Stephen Graham Jones: “He Fell Howling.” Lycaen feeds human meat to Zeus. Furious, Zeus curses him to change into a wolf. The man realizes that by eating his own pups, he can change back to a man, for a little while. Horror.
Kat Howard: “Curses Like Words, Like Feathers, Like Stories”. The main character travels to Ireland to find incomplete stories, which she has promised to complete.
Leah Cypess: “Across the River.” The main character is a young Jewish man who wants to be a cantor but feels that his songs aren’t ready. Then he comes face to face with a sorcerer who kills Jewish people and he knows he must get help.
Jeffrey Ford: “Sisyphus in Elysium.” Sisyphus “amid the rolling green meadows of Asphodel” thinks about his eternal punishment.
Indrapramit Das: “Kali_Na.” Shiva Industries designed Goddess Durga to be an interactive goddess who turns faith to crypto wealth. To do that, the company made her able to learn from the people she interacts with. But when the vile trolls interact with her, nobody expects what happens.
Alyssa Wong: “Live Stream.” Diana is a gamer who livestreams her games. One day, a compromising picture of Diana is posted on the net, and many of her followers turn against her. She knows who is behind it, but she can’t prove it. Because he’s a famous gamer, and he forced her to do something she didn’t want to. But she decides to turn the tables on him. A powerful story of net harassment.
John Chu: “Close Enough for Jazz.” Emily has worked hard to develop tech that will let people who want to change their bodies or even their sex to do so. She has access to apples that when you eat one, it makes your body an ideal version of you, depending on what you consider ideal. However, since she’s a woman, her business partner does to pitching to the money men who are mostly white males. But the money men aren’t interested in funding a firm she desperately wants. This story touches on sexism and ableism in the tech industry.
Naomi Novik: “Buried Deep.” Ariadne loves her younger brother, who was born with the head of a bull. Their father Minos accuses his wife of adultery with Zeus and banishes the boy from his sight.
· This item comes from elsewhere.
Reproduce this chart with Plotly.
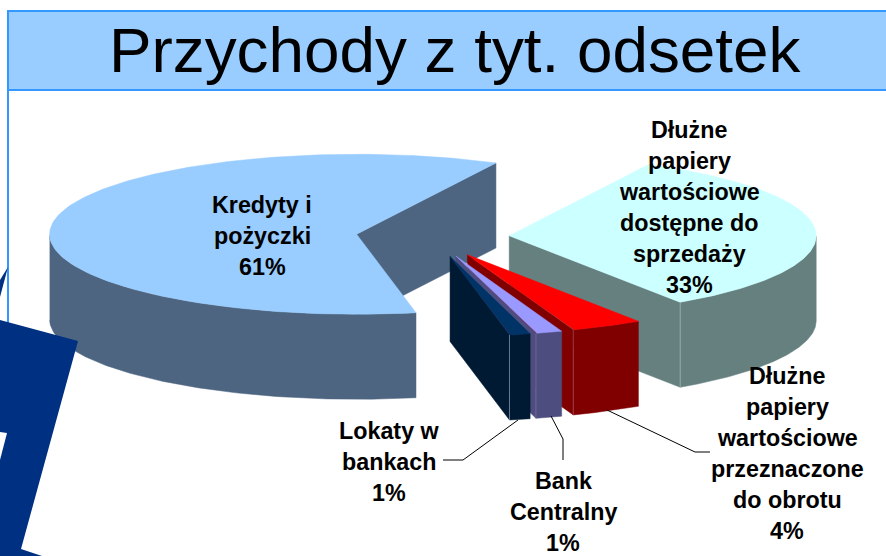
import numpy as np
import plotly.graph_objects as go

# ---- data (clockwise from the start angle) ----
categories = ["Dłużne papiery wartościowe dostępne do sprzedaży",
              "Dłużne papiery wartościowe przeznaczone do obrotu",
              "Bank Centralny", "Lokaty w bankach", "Kredyty i pożyczki"]
values = [33.1, 3.8, 1.4, 1.1, 60.6]
label_lines = [["Dłużne", "papiery", "wartościowe", "dostępne do", "sprzedaży"],
               ["Dłużne", "papiery", "wartościowe", "przeznaczone", "do obrotu"],
               ["Bank", "Centralny"], ["Lokaty w", "bankach"], ["Kredyty i", "pożyczki"]]

# ---- styles / layout ----
top_colors = ["#CCFFFF", "#FF0000", "#9999FF", "#003366", "#99CCFF"]
wall_colors = ["#668080", "#800000", "#4D4D80", "#001A33", "#4D6580"]
edge_colors = ["#9DB0B0", "#A04050", "#7A6A9A", "#7E8EA8", "#4D6580"]
label_pos = [(689, 130), (787, 376), (563, 481), (389, 431), (262, 205)]
LINE_H = 31
CX, CY, A, B, DEPTH, EXPLODE, START = 432.6, 237, 307, 80, 85, 0.25, 63
FONT = "Liberation Sans"

def pt(t, ox, oy, dz=0):
    r = np.radians(t)
    return ox + A * np.cos(r), oy - B * np.sin(r) + dz

fig = go.Figure()

def poly(xs, ys, color):
    fig.add_trace(go.Scatter(x=list(xs), y=list(ys), mode="lines", fill="toself",
                             fillcolor=color, line=dict(color=color, width=0.5),
                             hoverinfo="skip", showlegend=False))

def seg(xs, ys, color, width=1):
    fig.add_trace(go.Scatter(x=list(xs), y=list(ys), mode="lines",
                             line=dict(color=color, width=width),
                             hoverinfo="skip", showlegend=False))

# slices spans, clockwise from START
ends = START - np.cumsum(values) * 3.6
starts = np.concatenate(([START], ends[:-1]))
order = [4, 0, 1, 2, 3]  # back to front
for i in order:
    t1, t0 = starts[i], ends[i]      # t0 < t1
    mid = np.radians((t0 + t1) / 2)
    ox = CX + EXPLODE * A * np.cos(mid)
    oy = CY - EXPLODE * B * np.sin(mid)
    # radial walls facing the viewer
    for t, normal in ((t0, t0 - 90), (t1, t1 + 90)):
        if np.sin(np.radians(normal)) < 0:
            x, y = pt(t, ox, oy)
            poly([ox, x, x, ox, ox], [oy, y, y + DEPTH, oy + DEPTH, oy], wall_colors[i])
    # outer rim wall: visible where sin(t) <= 0
    ts = np.linspace(t0, t1, 240)
    vis = ts[np.sin(np.radians(ts)) <= 0]
    if len(vis):
        xa, ya = pt(vis, ox, oy)
        poly(np.concatenate((xa, xa[::-1])),
             np.concatenate((ya, (ya + DEPTH)[::-1])), wall_colors[i])
    # top surface
    xt, yt = pt(ts, ox, oy)
    poly(np.concatenate(([ox], xt, [ox])), np.concatenate(([oy], yt, [oy])), top_colors[i])
    # corner edge between radial wall and rim
    if i != 4:
        x, y = pt(t0, ox, oy)
        seg([x, x], [y, y + DEPTH], edge_colors[i], 0.8)

# leader lines
leaders = [([518, 463, 443], [420, 460, 460]),
           ([551, 563, 563], [416, 439, 460]),
           ([607, 695, 710], [410, 452, 452])]
for xs, ys in leaders:
    seg(xs, ys, "#000000", 1)

# labels, one annotation a line so the leading matches
annotations = []
for lines, val, (x, y) in zip(label_lines, values, label_pos):
    for k, txt in enumerate(lines + [f"{val:.0f}%"]):
        annotations.append(dict(x=x, y=y + k * LINE_H, text="<b>" + txt + "</b>", showarrow=False,
                                xref="x", yref="y", xanchor="center", yanchor="middle",
                                font=dict(family=FONT, size=23.3, color="#000000")))
annotations.append(dict(x=455, y=50, text="Przychody z tyt. odsetek", showarrow=False,
                        xref="x", yref="y", xanchor="center", yanchor="middle",
                        font=dict(family=FONT, size=63.8, color="#000000")))

NAVY = "#003082"
shapes = [
    dict(type="rect", x0=8, x1=890, y0=11, y1=90, fillcolor="#99CCFF",
         line=dict(color="#3399FF", width=2), layer="below"),
    dict(type="line", x0=8, x1=8, y0=90, y1=330, line=dict(color="#3399FF", width=2), layer="below"),
    dict(type="path", path="M0,320 L78,341 L21,549 L42,556 L0,556 Z", fillcolor=NAVY,
         line=dict(width=0), layer="above"),
    dict(type="path", path="M0,432 L7,433 L0,460 Z", fillcolor="#FFFFFF",
         line=dict(width=0), layer="above"),
    dict(type="path", path="M8,267 L0,280 L0,297 Z", fillcolor=NAVY,
         line=dict(width=0), layer="above"),
]

fig.update_layout(width=886, height=556, autosize=False,
                  margin=dict(l=0, r=0, t=0, b=0),
                  paper_bgcolor="#FFFFFF", plot_bgcolor="#FFFFFF",
                  xaxis=dict(range=[0, 886], visible=False, fixedrange=True),
                  yaxis=dict(range=[556, 0], visible=False, fixedrange=True),
                  showlegend=False, annotations=annotations, shapes=shapes)
fig.write_html("out.html", config=dict(displayModeBar=False),
               post_script="document.body.style.margin='0';")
Ariadne tries to help him anyway she can.
Carmen Maria Machado: “The Things Eric Eats Before He Eats Himself.” Eric has insatiable hunger. A horror story.
Amal El-Mohtar: “Florilegia; or, Some Lies About Flowers.” Lleu Llaw Gyffes is cursed in three ways. One of them is that he can’t marry a woman. So, his uncles make him a woman from flowers, Blodeuwedd. But nobody asked her if she wants to be his wife. Nobody cares that she has a hunger for roots and for freedom.
This is an excellent collection. Not all of the stories worked for me, but that’s usual.